Goodreads: Daughter of the Forest
Series: Sevenwaters #1
Published: April 1, 1999
Lovely Sorcha is the seventh child and only daughter of Lord Colum of Sevenwaters. Bereft of a mother, she is comforted by her six brothers who love and protect her. Sorcha is the light in their lives, they are determined that she know only contentment.
But Sorcha’s joy is shattered when her father is bewitched by his new wife, an evil enchantress who binds her brothers with a terrible spell, a spell which only Sorcha can lift-by staying silent. If she speaks before she completes the quest set to her by the Fair Folk and their queen, the Lady of the Forest, she will lose her brothers forever.
When Sorcha is kidnapped by the enemies of Sevenwaters and taken to a foreign land, she is torn between the desire to save her beloved brothers, and a love that comes only once. Sorcha despairs at ever being able to complete her task, but the magic of the Fair Folk knows no boundaries, and love is the strongest magic of them all…
Daughter of the Forest has a unique voice that will captivate the right audience. The story follows teenager Sorcha, who must save her six brothers from a curse set on them by their wicked stepmother. To do so, she must make six shirts from a painfully thorny plant and refuse to speak until the spell is broken. Marillier draws on Irish culture and history for even the tone of the novel, creating a quiet, mystical atmosphere that focuses on the relationships of her characters.
The quiet tone really sets the pace for most of the novel, and the plot begins slowly. Personally, I was most invested in the story when it was practically over. There is something to be said for a fantastic finale—but there is also something to be said for getting readers hooked from the beginning and keeping them there. It does not help that a number of plot events are cliché, and not always in the “well, this is a fairy tale retelling so certain cliché things must happen” way. Basically, if anything can happen to thwart Sorcha’s quest, it does, and it is often predictable.
I also found the motivation for the entire plot somewhat unsatisfactory. Sorcha’s brothers are cursed by their evil stepmother, who happens to be one of the Fair Folk. No explanation is given for her doing so, besides that she is evil. I at least would have appreciated some non-answer about how evil fairies must exist to balance the good in the world. However, readers are not given even that. I left the book with the sense that Lady Oonagh is evil just because she is, which raises some questions about whether she has free will (at least in my mind). And she curses Sorcha’s family just because she can? How pointless.
These complaints aside, however, I did enjoy reading Daughter of the Forest. The integration of Celtic religion and history is interesting in its own right, but Marillier’s decision to weave in the story of “The Six Swans” somehow manages to highlight the culture. This story is actually both entertaining and educational.

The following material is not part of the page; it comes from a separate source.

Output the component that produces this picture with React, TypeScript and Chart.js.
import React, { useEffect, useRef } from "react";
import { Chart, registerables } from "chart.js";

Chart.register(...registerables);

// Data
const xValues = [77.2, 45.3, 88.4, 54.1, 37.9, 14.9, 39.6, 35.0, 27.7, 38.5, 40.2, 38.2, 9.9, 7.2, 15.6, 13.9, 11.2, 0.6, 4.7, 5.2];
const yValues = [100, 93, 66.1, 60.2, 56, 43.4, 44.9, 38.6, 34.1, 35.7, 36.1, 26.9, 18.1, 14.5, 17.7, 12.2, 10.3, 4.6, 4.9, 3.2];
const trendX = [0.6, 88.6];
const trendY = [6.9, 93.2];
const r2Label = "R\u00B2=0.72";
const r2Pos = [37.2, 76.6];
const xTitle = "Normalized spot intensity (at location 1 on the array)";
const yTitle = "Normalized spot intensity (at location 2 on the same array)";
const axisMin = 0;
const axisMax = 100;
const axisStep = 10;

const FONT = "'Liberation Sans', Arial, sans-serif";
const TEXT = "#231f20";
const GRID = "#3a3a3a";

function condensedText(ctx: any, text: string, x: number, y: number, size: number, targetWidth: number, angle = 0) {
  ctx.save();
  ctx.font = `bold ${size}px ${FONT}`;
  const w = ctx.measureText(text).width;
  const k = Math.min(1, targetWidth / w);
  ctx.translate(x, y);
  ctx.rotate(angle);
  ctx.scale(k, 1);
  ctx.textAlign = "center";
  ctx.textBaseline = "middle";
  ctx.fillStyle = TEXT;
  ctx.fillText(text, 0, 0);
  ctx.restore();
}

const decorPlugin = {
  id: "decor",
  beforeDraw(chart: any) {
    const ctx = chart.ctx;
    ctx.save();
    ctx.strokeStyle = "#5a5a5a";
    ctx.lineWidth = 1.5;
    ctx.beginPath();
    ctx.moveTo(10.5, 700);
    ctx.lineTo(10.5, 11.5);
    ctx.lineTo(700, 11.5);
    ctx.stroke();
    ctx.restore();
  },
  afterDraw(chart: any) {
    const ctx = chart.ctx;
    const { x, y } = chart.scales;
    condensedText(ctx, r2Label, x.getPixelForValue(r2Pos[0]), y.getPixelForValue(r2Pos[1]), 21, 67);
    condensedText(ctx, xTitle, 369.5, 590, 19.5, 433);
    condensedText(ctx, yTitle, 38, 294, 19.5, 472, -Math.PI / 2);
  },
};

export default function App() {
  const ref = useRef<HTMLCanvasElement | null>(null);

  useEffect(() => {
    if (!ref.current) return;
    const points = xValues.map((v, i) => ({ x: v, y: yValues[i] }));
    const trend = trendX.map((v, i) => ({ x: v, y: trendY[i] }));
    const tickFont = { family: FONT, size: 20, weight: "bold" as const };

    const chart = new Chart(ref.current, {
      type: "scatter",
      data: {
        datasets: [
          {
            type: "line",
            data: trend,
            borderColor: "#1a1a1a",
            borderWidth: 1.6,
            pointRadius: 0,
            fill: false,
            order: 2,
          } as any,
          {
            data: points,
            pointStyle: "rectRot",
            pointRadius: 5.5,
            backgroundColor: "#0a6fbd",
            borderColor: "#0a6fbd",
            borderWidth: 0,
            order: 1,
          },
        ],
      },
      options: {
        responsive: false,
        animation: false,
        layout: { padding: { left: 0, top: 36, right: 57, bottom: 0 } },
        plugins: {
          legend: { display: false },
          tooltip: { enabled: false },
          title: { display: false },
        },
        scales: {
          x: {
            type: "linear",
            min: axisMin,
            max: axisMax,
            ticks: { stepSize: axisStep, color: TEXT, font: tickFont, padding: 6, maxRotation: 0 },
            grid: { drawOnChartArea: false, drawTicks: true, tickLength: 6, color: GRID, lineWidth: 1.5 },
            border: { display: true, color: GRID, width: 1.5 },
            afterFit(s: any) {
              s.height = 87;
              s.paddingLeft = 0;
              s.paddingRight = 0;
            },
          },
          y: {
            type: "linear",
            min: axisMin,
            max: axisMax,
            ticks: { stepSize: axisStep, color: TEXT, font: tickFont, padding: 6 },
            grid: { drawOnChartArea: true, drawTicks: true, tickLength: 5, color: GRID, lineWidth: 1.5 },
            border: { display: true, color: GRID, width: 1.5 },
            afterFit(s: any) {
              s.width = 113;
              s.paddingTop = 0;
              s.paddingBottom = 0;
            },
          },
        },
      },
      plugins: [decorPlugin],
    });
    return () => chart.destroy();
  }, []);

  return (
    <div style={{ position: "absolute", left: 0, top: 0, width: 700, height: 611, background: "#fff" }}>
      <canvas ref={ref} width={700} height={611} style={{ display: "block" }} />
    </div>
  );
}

The romance, which I think will be the main draw for many readers, is also very compelling. The beginning of it could use a little more grounding, although, ironically, this is not entirely clear until the end of the book, where the love interest describes his own feelings basically as instalove. Yet from that first moment, his relationship with Sorcha quietly grows and blooms, and readers will love how strong he is, how gentle when necessary, and how competent at his work. Also, who doesn’t enjoy a long speech by the love interest detailing all his romantic feelings?
Daughter of the Forest is an enjoyable fantasy, if not my favorite. It has a unique voice and focuses on relationships more than magic and swords. Perfect for lovers of Celtic mythology and druidism and for fans of fairy tale retellings.
Content Note: There is a rape scene in this book. It does affect Sorcha psychologically, but I hesitate to say it added enough to the plot to be warranted. Basically the same story could have occurred without the rape (though the love interest does give Sorcha’s fear of men as a reason he was not more straightforward about his romantic intentions, which leads to some specific plot events).